__Job__.
An exact copy of all the data is required, with pictures left out.
#### Collected data
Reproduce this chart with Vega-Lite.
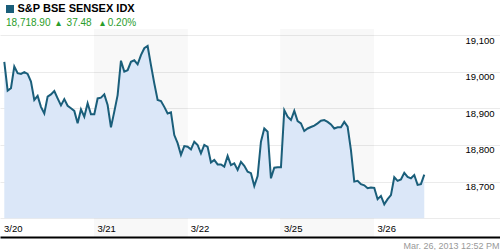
{
  "$schema": "https://vega.github.io/schema/vega-lite/v6.json",
  "width": 500,
  "height": 208,
  "autosize": "none",
  "padding": {"left": 0, "right": 0, "top": 29, "bottom": 13},
  "background": "white",
  "config": {"view": {"stroke": null}, "font": "Liberation Sans"},
  "title": {
    "text": "18,718.90\u00a0\u00a0▴\u00a0\u00a037.48\u00a0\u00a0\u00a0▴\u00a00.20%",
    "anchor": "start",
    "frame": "group",
    "color": "#2a9d2a",
    "fontSize": 10,
    "fontWeight": "normal",
    "baseline": "alphabetic",
    "offset": 5,
    "dx": 6,
    "dy": 37.5
  },
  "datasets": {
    "prices": [
      {"i":0,"v":19027},{"i":1,"v":18948},{"i":2,"v":18955},{"i":3,"v":19014},{"i":4,"v":18996},{"i":5,"v":18994},{"i":6,"v":18999},{"i":7,"v":18994},{"i":8,"v":18973},{"i":9,"v":18923},
      {"i":10,"v":18934},{"i":11,"v":18904},{"i":12,"v":18886},{"i":13,"v":18932},{"i":14,"v":18938},{"i":15,"v":18947},{"i":16,"v":18927},{"i":17,"v":18908},{"i":18,"v":18925},{"i":19,"v":18907},
      {"i":20,"v":18900},{"i":21,"v":18893},{"i":22,"v":18859},{"i":23,"v":18897},{"i":24,"v":18877},{"i":25,"v":18914},{"i":26,"v":18884},{"i":27,"v":18884},{"i":28,"v":18927},{"i":29,"v":18929},
      {"i":30,"v":18938},{"i":31,"v":18909},{"i":32,"v":18848},{"i":33,"v":18891},{"i":34,"v":18936},{"i":35,"v":19030},{"i":36,"v":19000},{"i":37,"v":19004},{"i":38,"v":19027},{"i":39,"v":19031},
      {"i":40,"v":19020},{"i":41,"v":19045},{"i":42,"v":19064},{"i":43,"v":19070},{"i":44,"v":19018},{"i":45,"v":18968},{"i":46,"v":18923},{"i":47,"v":18920},{"i":48,"v":18904},{"i":49,"v":18886},
      {"i":50,"v":18889},{"i":51,"v":18827},{"i":52,"v":18805},{"i":53,"v":18773},{"i":54,"v":18797},{"i":55,"v":18795},{"i":56,"v":18788},{"i":57,"v":18809},{"i":58,"v":18800},{"i":59,"v":18777},
      {"i":60,"v":18800},{"i":61,"v":18795},{"i":62,"v":18752},{"i":63,"v":18759},{"i":64,"v":18747},{"i":65,"v":18747},{"i":66,"v":18741},{"i":67,"v":18770},{"i":68,"v":18745},{"i":69,"v":18750},
      {"i":70,"v":18732},{"i":71,"v":18754},{"i":72,"v":18743},{"i":73,"v":18727},{"i":74,"v":18723},{"i":75,"v":18688},{"i":76,"v":18715},{"i":77,"v":18809},{"i":78,"v":18845},{"i":79,"v":18836},
      {"i":80,"v":18709},{"i":81,"v":18738},{"i":82,"v":18739},{"i":83,"v":18739},{"i":84,"v":18895},{"i":85,"v":18877},{"i":86,"v":18868},{"i":87,"v":18893},{"i":88,"v":18865},{"i":89,"v":18859},
      {"i":90,"v":18838},{"i":91,"v":18845},{"i":92,"v":18849},{"i":93,"v":18853},{"i":94,"v":18859},{"i":95,"v":18866},{"i":96,"v":18868},{"i":97,"v":18863},{"i":98,"v":18856},{"i":99,"v":18845},
      {"i":100,"v":18848},{"i":101,"v":18848},{"i":102,"v":18863},{"i":103,"v":18850},{"i":104,"v":18786},{"i":105,"v":18700},{"i":106,"v":18702},{"i":107,"v":18693},{"i":108,"v":18690},{"i":109,"v":18682},
      {"i":110,"v":18684},{"i":111,"v":18683},{"i":112,"v":18652},{"i":113,"v":18661},{"i":114,"v":18638},{"i":115,"v":18652},{"i":116,"v":18663},{"i":117,"v":18712},{"i":118,"v":18702},{"i":119,"v":18706},
      {"i":120,"v":18724},{"i":121,"v":18713},{"i":122,"v":18709},{"i":123,"v":18718},{"i":124,"v":18691},{"i":125,"v":18693},{"i":126,"v":18719}
    ],
    "days": [
      {"day":"3/20","start":-1.14,"end":26.91,"shaded":false},
      {"day":"3/21","start":26.91,"end":55.11,"shaded":true},
      {"day":"3/22","start":55.11,"end":82.72,"shaded":false},
      {"day":"3/25","start":82.72,"end":110.92,"shaded":true},
      {"day":"3/26","start":110.92,"end":138.9,"shaded":false}
    ]
  },
  "layer": [
    {
      "data": {"name": "days"},
      "transform": [{"filter": "datum.shaded"}],
      "mark": {"type": "rect", "fill": "#000000", "opacity": 0.028},
      "encoding": {
        "x": {
          "field": "start", "type": "quantitative",
          "scale": {"domain": [-1.29, 148.72], "nice": false, "zero": false},
          "axis": {
            "values": [-1.14, 26.88, 54.9, 82.85, 110.9],
            "labelExpr": "datum.value < 10 ? '3/20' : datum.value < 40 ? '3/21' : datum.value < 70 ? '3/22' : datum.value < 95 ? '3/25' : '3/26'",
            "labelAlign": "left", "labelOffset": 3, "labelBaseline": "alphabetic", "labelPadding": -6,
            "labelFlush": false, "labelOverlap": false, "labelBound": false,
            "ticks": false, "tickSize": 0, "grid": false,
            "domainColor": "#000000", "domainWidth": 2,
            "labelColor": "#000000", "labelFontSize": 9.5,
            "title": "Mar. 26, 2013 12:52 PM",
            "titleAnchor": "end", "titleAlign": "right", "titleX": 499, "titleY": 11, "titleBaseline": "alphabetic",
            "titleColor": "#999999", "titleFontSize": 9, "titleFontWeight": "normal"
          }
        },
        "x2": {"field": "end"}
      }
    },
    {
      "data": {"name": "prices"},
      "mark": {"type": "area", "fill": "#dbe7f8"},
      "encoding": {
        "x": {"field": "i", "type": "quantitative"},
        "y": {
          "field": "v", "type": "quantitative",
          "scale": {"domain": [18548.9, 19116.4], "nice": false, "zero": false},
          "axis": {
            "orient": "right",
            "values": [18600, 18700, 18800, 18900, 19000, 19100],
            "labelExpr": "datum.value == 18600 ? '' : format(datum.value, ',')",
            "labelAlign": "right", "labelBaseline": "top", "labelPadding": -6,
            "ticks": false, "tickSize": 0, "domain": false,
            "grid": true, "gridColor": "#ebebeb",
            "labelColor": "#000000", "labelFontSize": 9.5,
            "title": null
          }
        },
        "y2": {"datum": 18600}
      }
    },
    {
      "data": {"name": "prices"},
      "mark": {"type": "line", "strokeWidth": 2},
      "encoding": {
        "x": {"field": "i", "type": "quantitative"},
        "y": {"field": "v", "type": "quantitative"},
        "color": {
          "datum": "S&P BSE SENSEX IDX",
          "scale": {"range": ["#1a5e7a"]},
          "legend": {
            "orient": "none", "legendX": 4.5, "legendY": -25.5,
            "title": null, "padding": 0,
            "symbolType": "square", "symbolSize": 64, "symbolStrokeWidth": 0,
            "symbolFillColor": "#1a5e7a",
            "labelFontSize": 11, "labelFontWeight": "bold", "labelColor": "#000000", "labelOffset": 2,
            "encode": {"symbols": {"update": {"fill": {"value": "#1a5e7a"}, "shape": {"value": "square"}, "strokeWidth": {"value": 0}}}}
          }
        }
      }
    }
  ]
}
########
__Answer to the task__.
Reproduce this chart with Vega-Lite.
{
  "$schema": "https://vega.github.io/schema/vega-lite/v6.json",
  "width": 500,
  "height": 208,
  "autosize": "none",
  "padding": {"left": 0, "right": 0, "top": 29, "bottom": 13},
  "background": "white",
  "config": {"view": {"stroke": null}, "font": "Liberation Sans"},
  "title": {
    "text": "18,718.90\u00a0\u00a0▴\u00a0\u00a037.48\u00a0\u00a0\u00a0▴\u00a00.20%",
    "anchor": "start",
    "frame": "group",
    "color": "#2a9d2a",
    "fontSize": 10,
    "fontWeight": "normal",
    "baseline": "alphabetic",
    "offset": 5,
    "dx": 6,
    "dy": 37.5
  },
  "datasets": {
    "prices": [
      {"i":0,"v":19027},{"i":1,"v":18948},{"i":2,"v":18955},{"i":3,"v":19014},{"i":4,"v":18996},{"i":5,"v":18994},{"i":6,"v":18999},{"i":7,"v":18994},{"i":8,"v":18973},{"i":9,"v":18923},
      {"i":10,"v":18934},{"i":11,"v":18904},{"i":12,"v":18886},{"i":13,"v":18932},{"i":14,"v":18938},{"i":15,"v":18947},{"i":16,"v":18927},{"i":17,"v":18908},{"i":18,"v":18925},{"i":19,"v":18907},
      {"i":20,"v":18900},{"i":21,"v":18893},{"i":22,"v":18859},{"i":23,"v":18897},{"i":24,"v":18877},{"i":25,"v":18914},{"i":26,"v":18884},{"i":27,"v":18884},{"i":28,"v":18927},{"i":29,"v":18929},
      {"i":30,"v":18938},{"i":31,"v":18909},{"i":32,"v":18848},{"i":33,"v":18891},{"i":34,"v":18936},{"i":35,"v":19030},{"i":36,"v":19000},{"i":37,"v":19004},{"i":38,"v":19027},{"i":39,"v":19031},
      {"i":40,"v":19020},{"i":41,"v":19045},{"i":42,"v":19064},{"i":43,"v":19070},{"i":44,"v":19018},{"i":45,"v":18968},{"i":46,"v":18923},{"i":47,"v":18920},{"i":48,"v":18904},{"i":49,"v":18886},
      {"i":50,"v":18889},{"i":51,"v":18827},{"i":52,"v":18805},{"i":53,"v":18773},{"i":54,"v":18797},{"i":55,"v":18795},{"i":56,"v":18788},{"i":57,"v":18809},{"i":58,"v":18800},{"i":59,"v":18777},
      {"i":60,"v":18800},{"i":61,"v":18795},{"i":62,"v":18752},{"i":63,"v":18759},{"i":64,"v":18747},{"i":65,"v":18747},{"i":66,"v":18741},{"i":67,"v":18770},{"i":68,"v":18745},{"i":69,"v":18750},
      {"i":70,"v":18732},{"i":71,"v":18754},{"i":72,"v":18743},{"i":73,"v":18727},{"i":74,"v":18723},{"i":75,"v":18688},{"i":76,"v":18715},{"i":77,"v":18809},{"i":78,"v":18845},{"i":79,"v":18836},
      {"i":80,"v":18709},{"i":81,"v":18738},{"i":82,"v":18739},{"i":83,"v":18739},{"i":84,"v":18895},{"i":85,"v":18877},{"i":86,"v":18868},{"i":87,"v":18893},{"i":88,"v":18865},{"i":89,"v":18859},
      {"i":90,"v":18838},{"i":91,"v":18845},{"i":92,"v":18849},{"i":93,"v":18853},{"i":94,"v":18859},{"i":95,"v":18866},{"i":96,"v":18868},{"i":97,"v":18863},{"i":98,"v":18856},{"i":99,"v":18845},
      {"i":100,"v":18848},{"i":101,"v":18848},{"i":102,"v":18863},{"i":103,"v":18850},{"i":104,"v":18786},{"i":105,"v":18700},{"i":106,"v":18702},{"i":107,"v":18693},{"i":108,"v":18690},{"i":109,"v":18682},
      {"i":110,"v":18684},{"i":111,"v":18683},{"i":112,"v":18652},{"i":113,"v":18661},{"i":114,"v":18638},{"i":115,"v":18652},{"i":116,"v":18663},{"i":117,"v":18712},{"i":118,"v":18702},{"i":119,"v":18706},
      {"i":120,"v":18724},{"i":121,"v":18713},{"i":122,"v":18709},{"i":123,"v":18718},{"i":124,"v":18691},{"i":125,"v":18693},{"i":126,"v":18719}
    ],
    "days": [
      {"day":"3/20","start":-1.14,"end":26.91,"shaded":false},
      {"day":"3/21","start":26.91,"end":55.11,"shaded":true},
      {"day":"3/22","start":55.11,"end":82.72,"shaded":false},
      {"day":"3/25","start":82.72,"end":110.92,"shaded":true},
      {"day":"3/26","start":110.92,"end":138.9,"shaded":false}
    ]
  },
  "layer": [
    {
      "data": {"name": "days"},
      "transform": [{"filter": "datum.shaded"}],
      "mark": {"type": "rect", "fill": "#000000", "opacity": 0.028},
      "encoding": {
        "x": {
          "field": "start", "type": "quantitative",
          "scale": {"domain": [-1.29, 148.72], "nice": false, "zero": false},
          "axis": {
            "values": [-1.14, 26.88, 54.9, 82.85, 110.9],
            "labelExpr": "datum.value < 10 ? '3/20' : datum.value < 40 ? '3/21' : datum.value < 70 ? '3/22' : datum.value < 95 ? '3/25' : '3/26'",
            "labelAlign": "left", "labelOffset": 3, "labelBaseline": "alphabetic", "labelPadding": -6,
            "labelFlush": false, "labelOverlap": false, "labelBound": false,
            "ticks": false, "tickSize": 0, "grid": false,
            "domainColor": "#000000", "domainWidth": 2,
            "labelColor": "#000000", "labelFontSize": 9.5,
            "title": "Mar. 26, 2013 12:52 PM",
            "titleAnchor": "end", "titleAlign": "right", "titleX": 499, "titleY": 11, "titleBaseline": "alphabetic",
            "titleColor": "#999999", "titleFontSize": 9, "titleFontWeight": "normal"
          }
        },
        "x2": {"field": "end"}
      }
    },
    {
      "data": {"name": "prices"},
      "mark": {"type": "area", "fill": "#dbe7f8"},
      "encoding": {
        "x": {"field": "i", "type": "quantitative"},
        "y": {
          "field": "v", "type": "quantitative",
          "scale": {"domain": [18548.9, 19116.4], "nice": false, "zero": false},
          "axis": {
            "orient": "right",
            "values": [18600, 18700, 18800, 18900, 19000, 19100],
            "labelExpr": "datum.value == 18600 ? '' : format(datum.value, ',')",
            "labelAlign": "right", "labelBaseline": "top", "labelPadding": -6,
            "ticks": false, "tickSize": 0, "domain": false,
            "grid": true, "gridColor": "#ebebeb",
            "labelColor": "#000000", "labelFontSize": 9.5,
            "title": null
          }
        },
        "y2": {"datum": 18600}
      }
    },
    {
      "data": {"name": "prices"},
      "mark": {"type": "line", "strokeWidth": 2},
      "encoding": {
        "x": {"field": "i", "type": "quantitative"},
        "y": {"field": "v", "type": "quantitative"},
        "color": {
          "datum": "S&P BSE SENSEX IDX",
          "scale": {"range": ["#1a5e7a"]},
          "legend": {
            "orient": "none", "legendX": 4.5, "legendY": -25.5,
            "title": null, "padding": 0,
            "symbolType": "square", "symbolSize": 64, "symbolStrokeWidth": 0,
            "symbolFillColor": "#1a5e7a",
            "labelFontSize": 11, "labelFontWeight": "bold", "labelColor": "#000000", "labelOffset": 2,
            "encode": {"symbols": {"update": {"fill": {"value": "#1a5e7a"}, "shape": {"value": "square"}, "strokeWidth": {"value": 0}}}}
          }
        }
      }
    }
  ]
}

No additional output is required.